“Fratellina”, Del desiderio d’una carezza o del tentativo di raddrizzare la luna

“Fratellina” è la fotografia, sfocata come si confà ai soggetti surreali, di un istante dentro al quale si rincorrono domande quasi sempre orfane di risposte

Il senso di inappartenenza, la resa incondizionata al vuoto e la rinuncia alla pretesa di riempirlo, l’urgenza di riappropriarsi della bellezza, di percepire l’altro tra il fragore dell’umanità e l’indispensabilità del silenzio, il disagio che reclama attestazione, il desiderio di recuperare lampi di vita e colori e grazia, per raddrizzare il possibile o ricominciare a inventare: questo il solido, ancorché sfuggente, basamento sopra il quale s’erge “Fratellina”, l’ultimo spettacolo della Compagnia Scimone Sframeli in co-produzione con il Teatro Metastasio di Prato.

Già insignita del Premio Le Maschere del Teatro Italiano 2023 quale “Migliore Novità Italiana”, la pièce scritta da Spiro Scimone, diretta da Francesco Sframeli e da entrambi interpretata insieme a Gianluca Cesale e Giulia Weber approda, nei consueti tre giorni di repliche, al Teatro Vittorio Emanuele di Messina.

Le modalità espressive della Compagnia sono ben note: il dialogo serrato esasperante tra gli individui che nella reiterazione delle parole trovano scampo alla temibilità del nuovo o del troppo; l’avvicendarsi dello sguardo malinconico sul mondo e il piglio ironico ad ammorbidirne l’amarezza; la sfida sul terreno della comunicazione disputata con genuina arrendevolezza e sporadici nonché timidi tentativi di affermazione.

Quelle sulle quali si concentra la poetica della Compagnia, che dai tempi di “Nunzio” sfonda la porta dell’incomunicabilità e approssima tra loro gli individui nella personalissima maniera cui si deve la riconoscibilità della cifra stilistica, sono anime ai margini dell’esistenza, perlopiù vittime di un disagio sociale che nel tempo assume dimensioni preoccupanti, anime alla deriva in quel mare di ingannevole opulenza che è diventato il mondo.

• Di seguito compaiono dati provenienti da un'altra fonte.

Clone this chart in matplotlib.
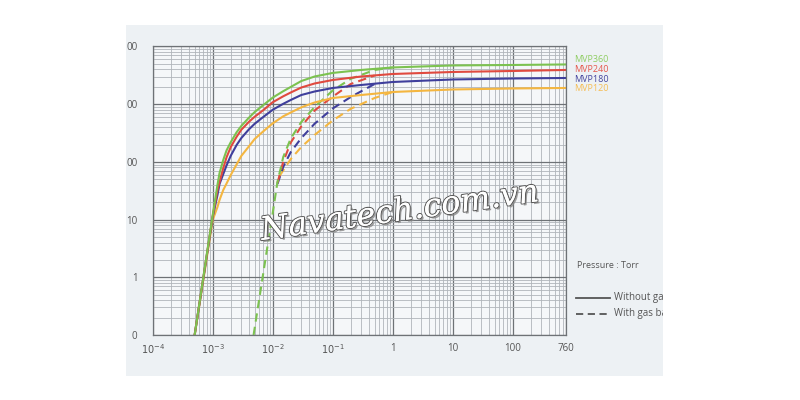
import numpy as np
import matplotlib
matplotlib.use('Agg')
import matplotlib.pyplot as plt
import matplotlib.patheffects as pe
from matplotlib.patches import Rectangle
from matplotlib.ticker import FixedLocator, LogLocator, NullFormatter

plt.rcParams['font.family'] = ['Open Sans', 'DejaVu Sans']

# pressure (Torr) for the curves without gas ballast
p_solid = [0.0005, 0.001, 0.0012, 0.0013, 0.0015, 0.0017, 0.002, 0.0025, 0.003,
           0.004, 0.005, 0.007, 0.01, 0.015, 0.02, 0.03, 0.05, 0.1, 0.3, 1,
           10, 100, 760]
mvp360 = [0.1, 12, 40, 64.3, 108, 158, 220, 326, 420, 581, 730, 968, 1300,
          1680, 1990, 2520, 3020, 3480, 3920, 4330, 4690, 4780, 4880]
mvp240 = [0.1, 11.5, 32.6, 44.9, 78, 120, 181, 272, 361, 493, 605, 791, 1080,
          1371, 1595, 1946, 2285, 2626, 3020, 3337, 3614, 3762, 3917]
mvp180 = [0.1, 11.1, 26.7, 41.4, 61.7, 86.7, 128, 196, 259, 365, 457, 603, 800,
          1016, 1183, 1443, 1660, 1909, 2153, 2425, 2680, 2788, 2844]
mvp120 = [0.1, 9.85, 16.5, 21.9, 32.6, 42.1, 59.3, 90.2, 127, 185, 249, 340, 465,
          617, 718, 883, 1070, 1280, 1443, 1626, 1798, 1871, 1909]

# with gas ballast
p360_gb = [0.0048, 0.01, 0.012, 0.015, 0.02, 0.03, 0.05, 0.1, 0.2, 0.5, 1]
mvp360_gb = [0.1, 13, 44.8, 122, 255, 492, 894, 1726, 2754, 3917, 4325]
p_gb = [0.012, 0.015, 0.02, 0.03, 0.05, 0.1, 0.2, 0.5]
mvp240_gb = [43.1, 101, 217, 414, 778, 1349, 2239, 3143]
mvp180_gb = [41.4, 82.2, 148, 259, 459, 842, 1333, 2239]
p120_gb = [0.013, 0.02, 0.03, 0.05, 0.1, 0.2, 0.5, 1]
mvp120_gb = [57, 112, 181, 293, 522, 832, 1280, 1626]

names = ['MVP360', 'MVP240', 'MVP180', 'MVP120']
colors = ['#7cc250', '#e04a3f', '#3f3f9c', '#f4b640']
label_colors = ['#8fcd63', '#e5574c', '#45459e', '#f5bd55']

xticks = [1e-4, 1e-3, 1e-2, 1e-1, 1, 10, 100, 760]
xlabels = ['$10^{-4}$', '$10^{-3}$', '$10^{-2}$', '$10^{-1}$', '1', '10', '100', '760']
yticks = [0.1, 1, 10, 100, 1000, 10000]
ylabels = ['0', '1', '10', '00', '00', '00']

fig = plt.figure(figsize=(8, 4), dpi=100)
bg = Rectangle((0.157, 0.06), 0.672, 0.8775, transform=fig.transFigure,
               facecolor='#edf1f4', edgecolor='none', zorder=-1)
fig.patches.append(bg)

ax = fig.add_axes([0.1909, 0.1625, 0.516, 0.7213])
ax.set_zorder(1)
ax.set_facecolor('#f5f7f9')
ax.set_xscale('log')
ax.set_yscale('log')
ax.set_xlim(1e-4, 760)
ax.set_ylim(0.1, 10000)

ax.xaxis.set_major_locator(FixedLocator(xticks))
ax.set_xticklabels(xlabels)
ax.xaxis.set_minor_locator(LogLocator(base=10, subs=np.arange(2, 10), numticks=20))
ax.xaxis.set_minor_formatter(NullFormatter())
ax.yaxis.set_major_locator(FixedLocator(yticks))
ax.set_yticklabels(ylabels)
ax.yaxis.set_minor_locator(LogLocator(base=10, subs=np.arange(2, 10), numticks=20))
ax.yaxis.set_minor_formatter(NullFormatter())

ax.grid(which='major', color='#6e7276', linewidth=0.9)
ax.grid(which='minor', color='#b0b5ba', linewidth=0.6)
ax.set_axisbelow(True)
ax.tick_params(which='both', length=0)
ax.tick_params(axis='x', pad=6, labelsize=7, labelcolor='#555555')
ax.tick_params(axis='y', pad=11, labelsize=7, labelcolor='#555555')
for s in ax.spines.values():
    s.set_color('#6e7276')
    s.set_linewidth(0.9)

# dashed first, then solid with green on top
dash = (0, (4, 2.5))
ax.plot(p120_gb, mvp120_gb, color=colors[3], linewidth=1.5, linestyle=dash)
ax.plot(p_gb, mvp180_gb, color=colors[2], linewidth=1.5, linestyle=dash)
ax.plot(p_gb, mvp240_gb, color=colors[1], linewidth=1.5, linestyle=dash)
ax.plot(p360_gb, mvp360_gb, color=colors[0], linewidth=1.5, linestyle=dash)

solid = [mvp360, mvp240, mvp180, mvp120]
for ys, c in list(zip(solid, colors))[::-1]:
    ax.plot(p_solid, ys, color=c, linewidth=1.5)

# series names on the right
ypos = [60, 69.5, 79, 88.5]
for n, c, yp in zip(names, label_colors, ypos):
    fig.text(574 / 800, 1 - yp / 400, n, color=c, fontsize=6.5, va='center', ha='left')

fig.text(577 / 800, 1 - 266 / 400, 'Pressure : Torr', color='#555555', fontsize=6.5,
         va='center', ha='left')
fig.add_artist(plt.Line2D([576 / 800, 610 / 800], [1 - 297.5 / 400] * 2,
                          color='#555555', linewidth=1.3, transform=fig.transFigure))
fig.add_artist(plt.Line2D([576 / 800, 610 / 800], [1 - 313.5 / 400] * 2,
                          color='#555555', linewidth=1.3, linestyle=dash,
                          transform=fig.transFigure))
t1 = fig.text(614 / 800, 1 - 297.5 / 400, 'Without gas ballast', color='#555555',
              fontsize=7, va='center', ha='left')
t2 = fig.text(614 / 800, 1 - 313.5 / 400, 'With gas ballast', color='#555555',
              fontsize=7, va='center', ha='left')
for t in (t1, t2):
    t.set_clip_path(bg)
    t.set_clip_on(True)

# watermark
wm = fig.text(400 / 800, 1 - 212 / 400, 'Navatech.com.vn', fontsize=23,
              family='DejaVu Serif', style='italic', color='white',
              ha='center', va='center', rotation=8, zorder=10)
wm.set_path_effects([pe.withSimplePatchShadow(offset=(1.5, -1.5), shadow_rgbFace='#888888', alpha=0.8),
                     pe.withStroke(linewidth=1.6, foreground='#5a5a5a'),
                     pe.Normal()])

fig.savefig('out.png', dpi=100, facecolor='white')
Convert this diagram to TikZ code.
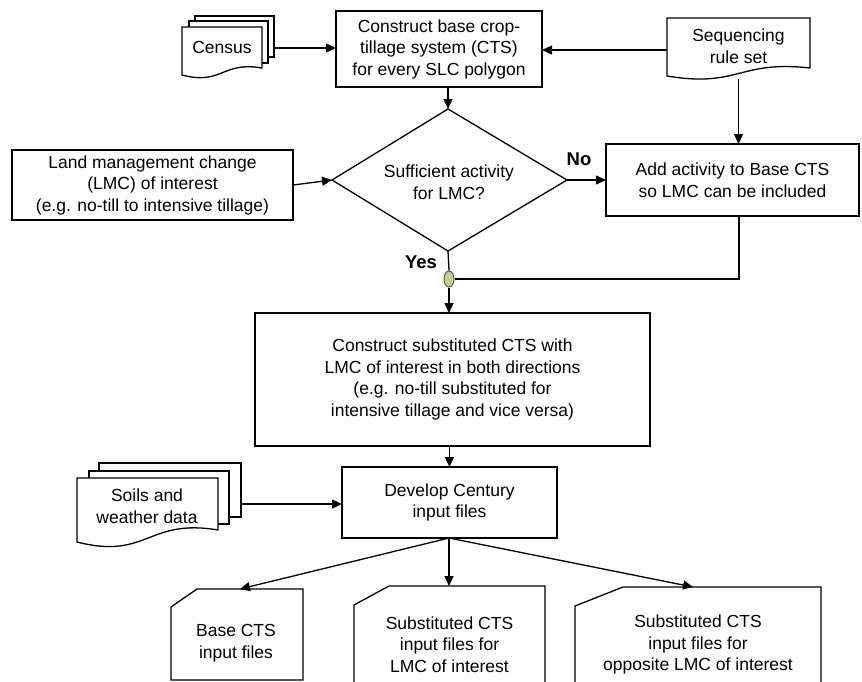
\documentclass[tikz,border=0pt]{standalone}
\usepackage{fontspec}
\setmainfont{Liberation Sans}
\usetikzlibrary{arrows.meta,shapes.geometric}
\definecolor{junccol}{RGB}{204,204,153}
\definecolor{juncline}{RGB}{90,90,60}
\newcommand{\docpath}[5]{%
  \draw[shapeline] (#1,#2) -- (#3,#2) -- (#3,{#4-#5})
    .. controls ({(#1+#3)/2},{#4-2*#5}) and ({(#1+#3)/2},{#4+1.5*#5}) .. (#1,#4) -- cycle;}
\newcommand{\cutdoc}[6]{%
  \draw[shapeline] ({#1+#5},#2) -- (#3,#2) -- (#3,#4) -- (#1,#4) -- (#1,{#2+#6}) -- cycle;}
\tikzset{
  shapeline/.style={line width=1.3pt, fill=white},
  box/.style={draw, line width=1.3pt, fill=white, inner sep=0pt, outer sep=0pt, align=center},
  txt/.style={inner sep=0pt, align=center},
  conn/.style={line width=1.3pt},
  arr/.style={line width=1.3pt, -{Triangle[length=10pt,width=9pt]}},
  lbl/.style={inner sep=0pt, font=\fontsize{18.5}{22}\selectfont\bfseries}
}
\begin{document}
\begin{tikzpicture}[x=1pt,y=-1pt, font=\fontsize{17.5}{21.5}\selectfont]
\useasboundingbox (0,0) rectangle (862,681);

% Census multi-document
\draw[shapeline] (195,16) rectangle (274,57);
\draw[shapeline] (189,21) rectangle (268,63);
\docpath{182}{27}{262}{75}{7}
\node[txt] (census) at (222,47) {Census};
\coordinate (censusR) at (274,48);

% Sequencing rule set
\docpath{667}{18}{810}{76}{8}
\node[txt] (seq) at (738.5,46) {Sequencing\\rule set};
\coordinate (seqL) at (667,50);
\coordinate (seqB) at (738.5,79);

% Top box
\node[box, minimum width=206pt, minimum height=76pt] (cts) at (439,49)
  {Construct base crop-\\tillage system (CTS)\\for every SLC polygon};

% Diamond
\coordinate (dt) at (448,109);
\coordinate (dl) at (332,180);
\coordinate (dr) at (567,180);
\coordinate (db) at (448,251);
\draw[shapeline] (dt) -- (dr) -- (db) -- (dl) -- cycle;
\node[txt] (dia) at (449,182) {Sufficient activity\\for LMC?};

% LMC box
\node[box, minimum width=281pt, minimum height=70pt] (lmc) at (152.5,185)
  {Land management change\\(LMC) of interest\\(e.g. no-till to intensive tillage)};

% Add box
\node[box, minimum width=253pt, minimum height=72pt] (add) at (732.5,180)
  {Add activity to Base CTS\\so LMC can be included};
\coordinate (addB) at (739,216);

\node[lbl] (no) at (579,159) {No};
\node[lbl] (yes) at (421,262) {Yes};

% Junction
\node[ellipse, draw=juncline, line width=1pt, fill=junccol, minimum width=10pt,
      minimum height=16pt, inner sep=0pt] (junc) at (449,279) {};

% Substituted box
\node[box, minimum width=395pt, minimum height=133pt] (sub) at (452.5,379.5)
  {Construct substituted CTS with\\LMC of interest in both directions\\(e.g. no-till substituted for\\intensive tillage and vice versa)};

% Develop box
\node[box, minimum width=215pt, minimum height=71pt] (dev) at (449.5,502.5)
  {Develop Century\\input files};

% Soils multi-document
\draw[shapeline] (99,463) rectangle (241,517);
\draw[shapeline] (89,471) rectangle (229,524);
\docpath{77}{478}{218}{542}{12}
\node[txt] (soils) at (147,506) {Soils and\\weather data};
\coordinate (soilsR) at (241,504);

% Output documents
\cutdoc{171}{589}{303}{680}{26}{18}
\node[txt] (base) at (236,643) {Base CTS\\input files};
\coordinate (baseT) at (240,589);
\cutdoc{354}{586}{545}{684}{35}{19}
\node[txt] (subl) at (449.5,644.5) {Substituted CTS\\input files for\\LMC of interest};
\coordinate (sublT) at (449,586);
\cutdoc{575}{587}{821}{684}{48}{19}
\node[txt] (subo) at (698,644.5) {Substituted CTS\\input files for\\opposite LMC of interest};
\coordinate (suboT) at (693,587);

% Connectors
\draw[arr] (censusR) -- (censusR -| cts.west);
\draw[arr] (seqL) -- (seqL -| cts.east);
\draw[arr] (dt |- cts.south) -- (dt);
\draw[arr] (seqB) -- (seqB |- add.north);
\draw[arr] (lmc.east) -- (dl);
\draw[arr] (dr) -- (add.west);
\draw[conn] (db) -- (junc.north);
\draw[conn] (addB) |- (junc.east);
\draw[arr] (junc.south) -- (junc.south |- sub.north);
\draw[arr] (dev.north |- sub.south) -- (dev.north);
\draw[arr] (soilsR) -- (soilsR -| dev.west);
\coordinate (devB) at (449,538);
\draw[arr] (devB) -- (baseT);
\draw[arr] (devB) -- (sublT);
\draw[arr] (devB) -- (suboT);
\end{tikzpicture}
\end{document}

“Fratellina” è pertanto la fotografia, sfocata come si confà ai soggetti surreali, di un istante dentro al quale si rincorrono domande quasi sempre orfane di risposte, si intrecciano vite senza storia, si snocciolano luoghi comuni buoni solo per essere scavalcati dalla necessità di una prospettiva tanto astratta quanto magicamente autentica.

I protagonisti sono Nic, Nac, Fratellino e Sorellina. I primi due, rispettivamente Scimone e Sframeli, risentono etimologicamente dell’appartenenza a un universo estraneo,

fuori luogo, che è nostrano e a sua volta eco d’una latinità mai realmente perduta. Gli altri due, Cesale e Weber, attestano nei nomi un legame formalmente ineccepibile cui tuttavia – ingannevoli come sanno essere le parole – non si accompagna una profonda conoscenza.

Sono Fratellino e Sorellina la “trama” che si insinua nel dramma puramente filosofico e, vittime dell’umana voracità esistenziale, sono presto restituiti a una verità altra. Senza prevaricazione, senza manipolazione. Solo con la mitezza della speranza, con la fraterna cognizione di avere bisogno dell’altro al punto da preferire la condivisione del poco in uno spazio angusto a quella del nulla nella disorientante vastità del reale.

I quattro ragionano ciascuno dal loro angolo di mondo, che nella visione vivace e ingegnosa di Lino Fiorito è costituita da due letti a castello, e lì tutti palesano un’inquietudine nella ciclicità dei cambi di posizione. Non v’è insomma la testa del letto, non vi sono i piedi. Tutto si presta all’intercambiabilità, tutto è relativo, tutto si adegua al momento.

I costumi sono di Sandra Cardini e molto giocano sul contrasto tra le due coppie di esistenze. Il disegno luci è di Gianni Staropoli.

“Fratellina”, nella coralità del progetto e nel solco del percorso artistico della Compagnia messinese, assegna al teatro, e alle parole che ne impregnano l’aria, che ne arredano gli spazi, il compito di ragionare una volta di più sull’uomo e sul senso dell’esistenza.

Nell’indecifrabilità del reale, nella percezione distorta di un sé sempre più minuscolo e disumanizzato, nel tramestio di un mondo che ha smesso di ascoltare il silenzio, nella scelleratezza delle distanze, il teatro custodisce un orizzonte di speranza da puntare, disegna un volto da accarezzare, rompe gli argini finanche dei generi mentre sussurra all’orecchio di chi sa ancora sognare che si può sempre provare a raddrizzare la luna.